A Hyperglycemic Microenvironment Inhibits Tendon-to-Bone Healing through the let-7b-5p/CFTR Pathway

Tendon-to-bone healing is a difficult process in treatment of rotator cuff tear (RCT). In addition, diabetes is an important risk factor for poor tendon-to-bone healing. Therefore, we investigated the specific mechanisms through which diabetes affects tendon-to-bone healing by regulating the Cystic Fibrosis Transmembrane Conductance Regulator (CFTR).

A hyperglycemic microenvironment inhibits TDSC proliferation in vitro via the let-7b-5p/CFTR pathway, and this is a potential mechanism in diabetes-induced poor tendon-to-bone healing.

Tendon-derived stem cells (TDSCs) were extracted from rats after which their proliferative capacities were evaluated by the MTT assay.
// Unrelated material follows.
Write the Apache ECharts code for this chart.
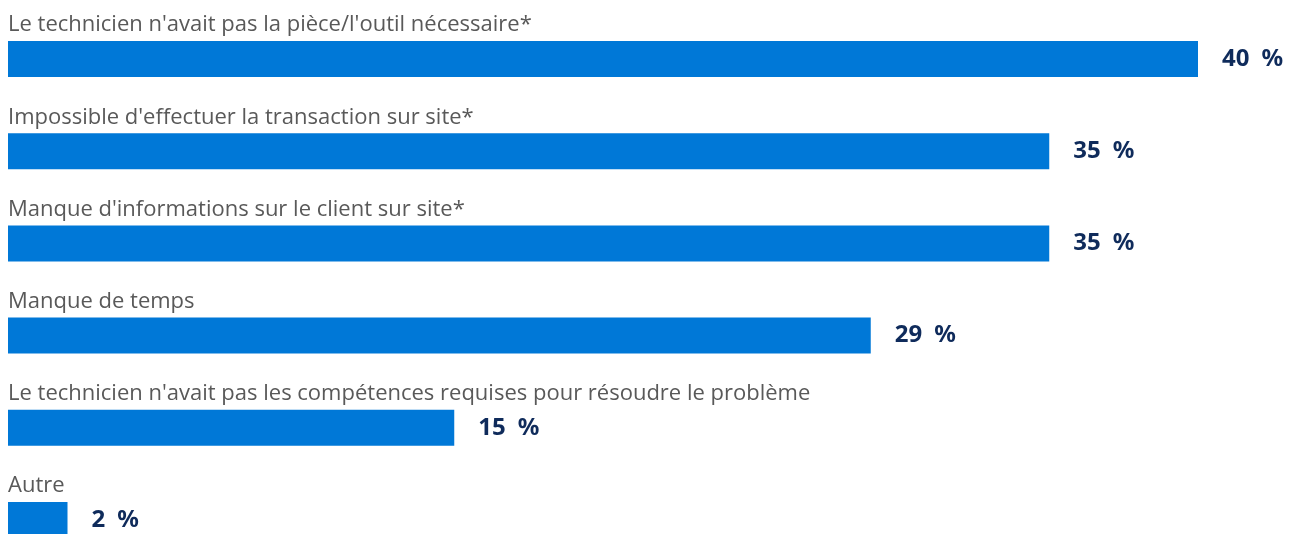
<!DOCTYPE html>
<html>
<head>
<meta charset="utf-8">
<script src="https://cdn.jsdelivr.net/npm/echarts@6/dist/echarts.min.js"></script>
<style>
html,body{margin:0;padding:0;background:#fff;overflow:hidden;}
#chart{width:1299px;height:566px;}
</style>
</head>
<body>
<div id="chart"></div>
<script>
const categories = [
  "Le technicien n'avait pas la pièce/l'outil nécessaire*",
  "Impossible d'effectuer la transaction sur site*",
  "Manque d'informations sur le client sur site*",
  "Manque de temps",
  "Le technicien n'avait pas les compétences requises pour résoudre le problème",
  "Autre"
];
const values = [40, 35, 35, 29, 15, 2];

const chart = echarts.init(document.getElementById('chart'));
chart.setOption({
  animation: false,
  grid: { left: 8, top: 13, right: 101, bottom: 0, containLabel: false },
  xAxis: { type: 'value', min: 0, max: 40, show: false },
  yAxis: { type: 'category', data: categories, inverse: true, show: false },
  series: [
    {
      type: 'bar',
      data: values,
      barWidth: 36,
      itemStyle: { color: '#0078d7' },
      label: {
        show: true,
        position: 'right',
        distance: 24,
        formatter: p => p.value + '\u2002%',
        fontFamily: 'Noto Sans',
        fontWeight: 'bold',
        fontSize: 24,
        color: '#0f2b5b'
      }
    },
    {
      type: 'bar',
      data: values,
      barWidth: 36,
      barGap: '-100%',
      itemStyle: { color: 'rgba(0,0,0,0)' },
      silent: true,
      label: {
        show: true,
        position: [0, -5],
        align: 'left',
        verticalAlign: 'bottom',
        formatter: p => p.name,
        fontFamily: 'Open Sans',
        fontSize: 22,
        color: '#595959'
      }
    }
  ]
});
</script>
</body>
</html>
The expression levels of CFTR and tendon-related markers were determined by qRT-PCR. Then, bioinformatics analyses and dual luciferase reporter gene assays were used to identify miRNAs with the ability to bind CFTR mRNA. Finally, CFTR was overexpressed in TDSCs to validate the specific mechanisms through which the high glucose microenvironment inhibits tendon-to-bone healing.
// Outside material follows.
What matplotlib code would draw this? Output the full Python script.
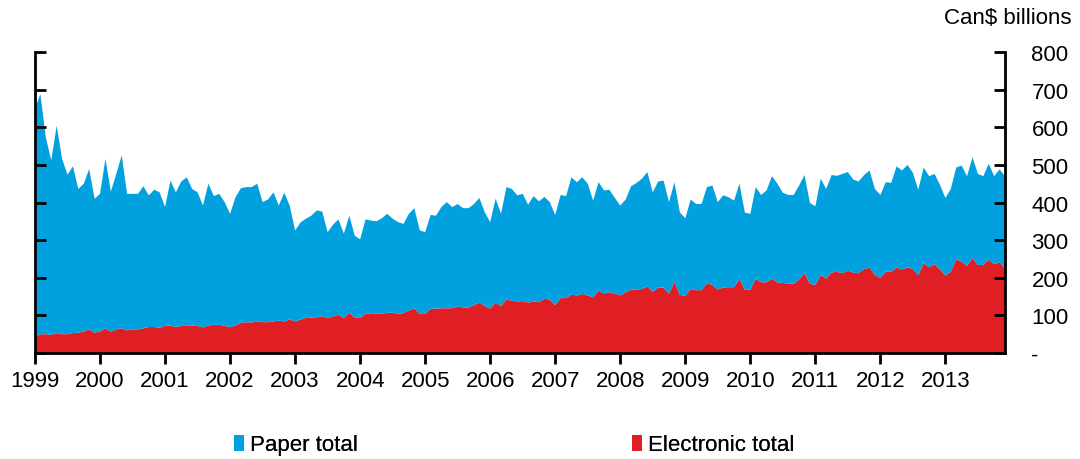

The high glucose microenvironment downregulated mRNA expression levels of tendon-related markers and CFTR in TDSCs cultured with different glucose concentrations. Additionally, bioinformatics analyses revealed that let-7b-5p may be regulated by the high glucose microenvironment and can regulate CFTR levels. Moreover, a dual luciferase reporter gene assay was used to confirm that let-7b-5p targets and binds CFTR mRNA. Additional experiments also confirmed that overexpressed CFTR effectively reversed the negative effects of the hyperglycaemic microenvironment and upregulation of let-7b-5p on TDSC proliferation and differentiation. These findings imply that the hyperglycemic microenvironment inhibits CFTR transcription and, consequently, proliferation and differentiation of TDSCs in vitro by upregulating let-7b-5p. Conclusions: A hyperglycemic microenvironment inhibits TDSC proliferation in vitro via the let-7b-5p/CFTR pathway, and this is a potential mechanism in diabetes-induced poor tendon-to-bone healing.